Traveller families in Cork City have to shower at a local swimming pool, share one portable toilet, and have no piped water or electricity as the council refuses to recognise the site where they live.
Breda O’Donoghue, chair of the Traveller Visibility Group, said this particular extended family has children in local schools, good relationships with the settled community, and has lived on the site for 15 years.
However, she said the city council will not install electricity due to the site’s ‘unofficial’ status.
It was just one of many similar stories told to a Traveller housing conference at UCC yesterday, organised by Cork and Kerry Traveller Project’s Regional Accommodation Network.
Conference chair Bridget Quilligan, the project co-ordinator of Kerry Travellers, said some families are living in cars or in unsafe accommodation, and regularly present to services as suicidal as a direct consequence of their living conditions.
Ms Quilligan said the Carrickmines tragedy where 10 Travellers, including five children, died in a fire last October, had “marked us all. it could have been any one of us”, she said.
The aftermath of the horrific fire has led to Travellers mobilising around the housing issue. Yesterday, the conference launched a manifesto to fight for adequate accommodation.
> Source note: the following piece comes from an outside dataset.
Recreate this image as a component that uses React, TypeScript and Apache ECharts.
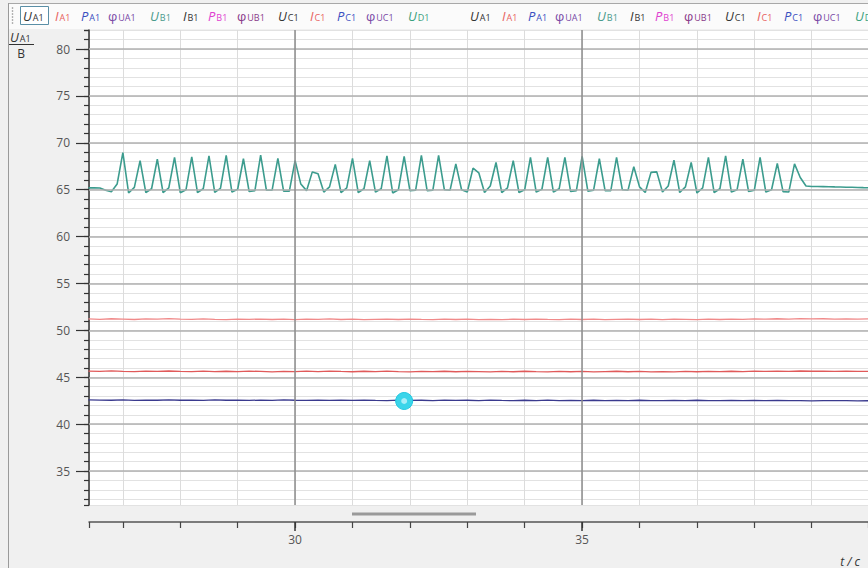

“Projects all across the country have decided our approach has to change,” Ms Quilligan said.
“We cannot continue working with local authorities the way we were before because, despite our best efforts, we are not getting results.
“We have been shouting for 25 years but all these committees and structures are not working. We are meeting people in complete chaos and stress. When you have no safety and security, everything else is affected.”